To avoid any misinterpretation of all this, I'm not whining about how "difficult" it is to have light skin. I'm not saying that those with light skin can be oppressed just as much as people with dark skin. Because they can't be. It's not the same. In reference to my racism analogy previously mentioned, saying people with light skin can also be oppressed in colorist communities is like saying white people can be oppressed in colored communities. This is completely false. The concept applies both ways; the same way minorities cannot systematically oppress white people is comparable to dark-skinned people not having the privilege and power in society to discriminate light skin people.

When a girl is shamed for her dark complexion, encouraged to bleach her skin, buys foundation a few shades lighter, invests in the popular "Fair & Lovely" skin cream, idolizes magazine cover models who are only of light skin complexion, learns that men in colorist communities prefer light-skinned women over dark skin, this is known as real, systematic oppression. This is a problem that is highly underrated.
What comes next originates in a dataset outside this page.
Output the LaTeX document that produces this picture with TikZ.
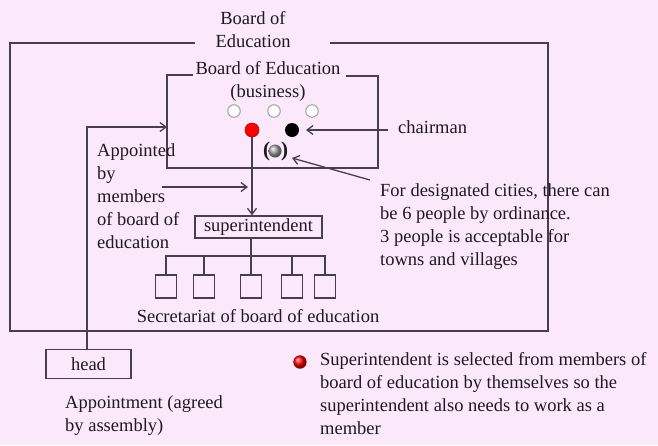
\documentclass[tikz,border=0pt]{standalone}
\usepackage{fontspec}
\setmainfont{Liberation Serif}
\usetikzlibrary{arrows.meta,shapes.geometric}
\definecolor{bg}{RGB}{251,232,251}
\definecolor{ink}{RGB}{72,62,82}
\definecolor{txt}{RGB}{30,25,35}
\begin{document}
\begin{tikzpicture}[x=1pt,y=-1pt,
  line/.style={draw=ink,line width=1.3pt},
  arr/.style={line,-{Straight Barb[length=6pt,width=9pt]}},
  lbl/.style={text=txt,font=\fontsize{18.5}{23}\selectfont,inner sep=0pt},
  lblL/.style={lbl,align=left,anchor=north west},
  boxnode/.style={draw=ink,line width=1.3pt,fill=bg,text=txt,font=\fontsize{18.5}{20}\selectfont,inner sep=0pt},
  secbox/.style={draw=ink,line width=1.3pt,fill=bg,minimum width=21pt,minimum height=23pt,inner sep=0pt},
  member/.style={circle,draw=gray!75,line width=1pt,fill=white,minimum size=12.5pt,inner sep=0pt},
  dot/.style={circle,minimum size=14pt,inner sep=0pt}]
\useasboundingbox (0,0) rectangle (658,445);
\fill[bg] (0,0) rectangle (658,445);

% outer frame: Board of Education
\node[lbl,align=center] (boe) at (253,30) {Board of\\Education};
\draw[line] (195,43) -- (10,43) -- (10,331) -- (548,331) -- (548,43) -- (330,43);

% inner frame: Board of Education (business)
\node[lbl,align=center] (boeb) at (268,81) {Board of Education\\(business)};
\draw[line] (193,75) -- (167,75) -- (167,168) -- (378,168) -- (378,76) -- (346,76);

% members
\node[member] (m1) at (234,111) {};
\node[member] (m2) at (274,111) {};
\node[member] (m3) at (312,111) {};
\node[dot,fill=red,draw=red!75!black,line width=0.6pt] (sup) at (252,130) {};
\node[dot,fill=black] (chair) at (292,130) {};
\node[circle,minimum size=13pt,inner sep=0pt,ball color=gray!70] (opt) at (275,151) {};
\node[lbl,font=\bfseries\fontsize{21}{21}\selectfont] at (266.5,151) {(};
\node[lbl,font=\bfseries\fontsize{21}{21}\selectfont] at (284.5,151) {)};

% superintendent and secretariat
\node[boxnode,minimum width=127pt,minimum height=22pt] (si) at (258.5,227) {superintendent};
\draw[arr] (sup) -- (sup.center |- si.north);
\coordinate (aptail) at (162,187);
\coordinate (aphead) at (248,187);
\draw[arr] (aptail) -- (aphead);
\node[lblL] (apt) at (97,143) {Appointed\\by\\members\\of board of\\education};

\node[secbox] (s1) at (166,286.5) {};
\node[secbox] (s2) at (204,286.5) {};
\node[secbox] (s3) at (251,286.5) {};
\node[secbox] (s4) at (292,286.5) {};
\node[secbox] (s5) at (325,286.5) {};
\coordinate (bus) at (251,256);
\draw[line] (si.south -| s3) -- (s3.north);
\draw[line] (s1.north) -- (s1.north |- bus) -- (s5.north |- bus) -- (s5.north);
\draw[line] (s2.north |- bus) -- (s2.north);
\draw[line] (s4.north |- bus) -- (s4.north);
\node[lbl] (sec) at (258,316) {Secretariat of board of education};

% head
\node[boxnode,minimum width=85pt,minimum height=29pt] (head) at (88.5,364) {head};
\coordinate (corner) at (87,127);
\draw[arr] (head.north -| corner) -- (corner) -- (167,127);
\node[lblL] (appt) at (65,395) {Appointment (agreed\\by assembly)};

% chairman
\node[lbl,anchor=west] (chl) at (398,127) {chairman};
\coordinate (chtail) at (388,130);
\coordinate (chtip) at (306,130);
\draw[arr] (chtail) -- (chtip);
\node[lblL] (cities) at (380,183) {For designated cities, there can\\be 6 people by ordinance.\\3 people is acceptable for\\towns and villages};
\coordinate (ctail) at (370,180);
\coordinate (ctip) at (292,158);
\draw[arr] (ctail) -- (ctip);

% note on the red member
\node[dot,minimum size=13pt,ball color=red,draw=red!75!black,line width=0.3pt] (bul) at (300,362) {};
\node[lblL] (note) at (320,352) {Superintendent is selected from members of\\board of education by themselves so the\\superintendent also needs to work as a\\member};
\end{tikzpicture}
\end{document}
However, there are no creams used to make a person of lighter complexion darker. No one is pressuring me to stay in the sun so I can be darker. What my mother had said to me was not systematically oppressive at all. It was said in a tone of admiration and caution, not a tone of distaste and discrimination.

I've read works addressing social injustices such as racism and police brutality, sexism, and homophobia, but can barely recall one that touched upon colorism. Today, I've used my "light skin privilege" as a platform to speak out against colorism and to raise awareness on the problematic cultural notions instilled in the minds of young girls in colored societies.

In other words, love your skin! Love the color of it, please. No matter how dark or how light you are. There's absolutely nothing wrong with it.